EXERCISE INSTRUCTIONS. Collect every line of the records below that contains the word "matplotlib".
──────── STORED RECORDS ────────
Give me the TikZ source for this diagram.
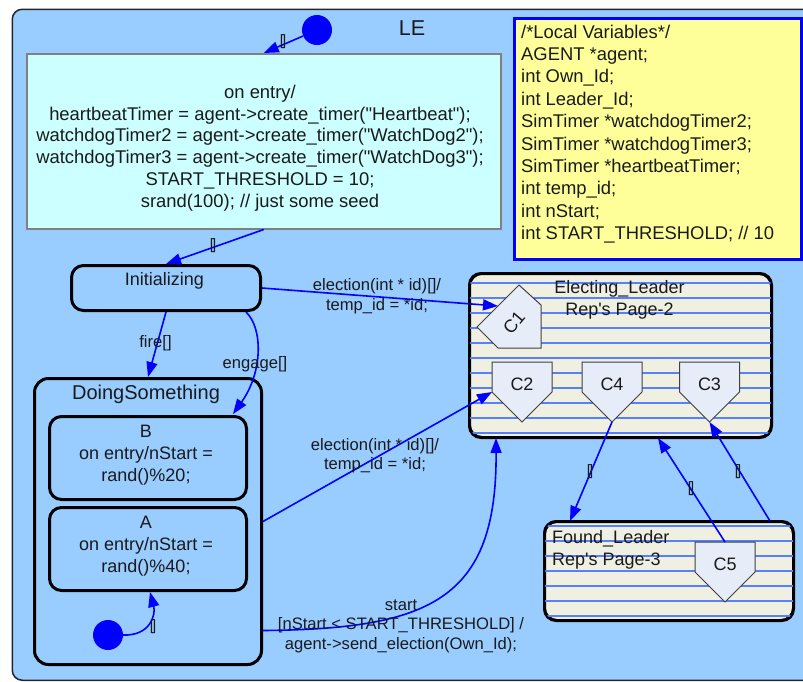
────────
──────── STORED RECORDS ────────
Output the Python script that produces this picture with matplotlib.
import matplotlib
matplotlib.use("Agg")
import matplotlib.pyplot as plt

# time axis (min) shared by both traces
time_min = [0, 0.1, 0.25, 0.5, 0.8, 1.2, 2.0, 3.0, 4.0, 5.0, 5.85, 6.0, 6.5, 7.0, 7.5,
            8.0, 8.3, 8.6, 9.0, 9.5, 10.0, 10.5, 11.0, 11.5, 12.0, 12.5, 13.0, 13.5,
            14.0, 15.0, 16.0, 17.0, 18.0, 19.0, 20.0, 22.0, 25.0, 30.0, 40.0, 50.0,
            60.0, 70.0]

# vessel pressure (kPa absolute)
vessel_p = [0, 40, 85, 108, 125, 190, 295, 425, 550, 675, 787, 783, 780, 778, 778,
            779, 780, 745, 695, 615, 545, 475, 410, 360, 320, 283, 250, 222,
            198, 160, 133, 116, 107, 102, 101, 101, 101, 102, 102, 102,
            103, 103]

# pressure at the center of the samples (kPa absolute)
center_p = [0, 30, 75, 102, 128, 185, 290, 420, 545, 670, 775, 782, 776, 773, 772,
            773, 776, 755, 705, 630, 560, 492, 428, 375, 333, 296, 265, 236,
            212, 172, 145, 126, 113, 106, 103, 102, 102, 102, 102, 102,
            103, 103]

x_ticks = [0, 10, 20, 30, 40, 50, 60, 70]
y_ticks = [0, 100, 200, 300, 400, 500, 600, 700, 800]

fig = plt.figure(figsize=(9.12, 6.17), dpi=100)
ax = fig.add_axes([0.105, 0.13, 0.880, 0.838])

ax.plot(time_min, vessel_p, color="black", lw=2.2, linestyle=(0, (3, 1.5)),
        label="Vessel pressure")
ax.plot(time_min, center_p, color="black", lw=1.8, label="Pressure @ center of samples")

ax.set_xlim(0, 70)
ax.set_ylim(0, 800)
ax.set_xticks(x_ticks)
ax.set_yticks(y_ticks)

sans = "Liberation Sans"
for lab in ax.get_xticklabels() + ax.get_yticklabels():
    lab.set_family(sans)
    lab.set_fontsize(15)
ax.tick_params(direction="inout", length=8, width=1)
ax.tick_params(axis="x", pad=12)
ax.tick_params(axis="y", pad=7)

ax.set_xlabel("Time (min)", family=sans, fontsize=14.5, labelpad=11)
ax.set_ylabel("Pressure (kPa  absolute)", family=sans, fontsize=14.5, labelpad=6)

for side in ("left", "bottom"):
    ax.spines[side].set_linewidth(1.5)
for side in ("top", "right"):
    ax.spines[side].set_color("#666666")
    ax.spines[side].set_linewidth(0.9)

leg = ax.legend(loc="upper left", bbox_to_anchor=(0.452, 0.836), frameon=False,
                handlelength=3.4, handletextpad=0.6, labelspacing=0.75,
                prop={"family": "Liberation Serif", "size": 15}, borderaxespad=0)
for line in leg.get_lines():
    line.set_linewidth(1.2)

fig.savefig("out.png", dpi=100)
────────
TASK RESPONSE.
Output the Python script that produces this picture with matplotlib.
import matplotlib
matplotlib.use("Agg")
import matplotlib.pyplot as plt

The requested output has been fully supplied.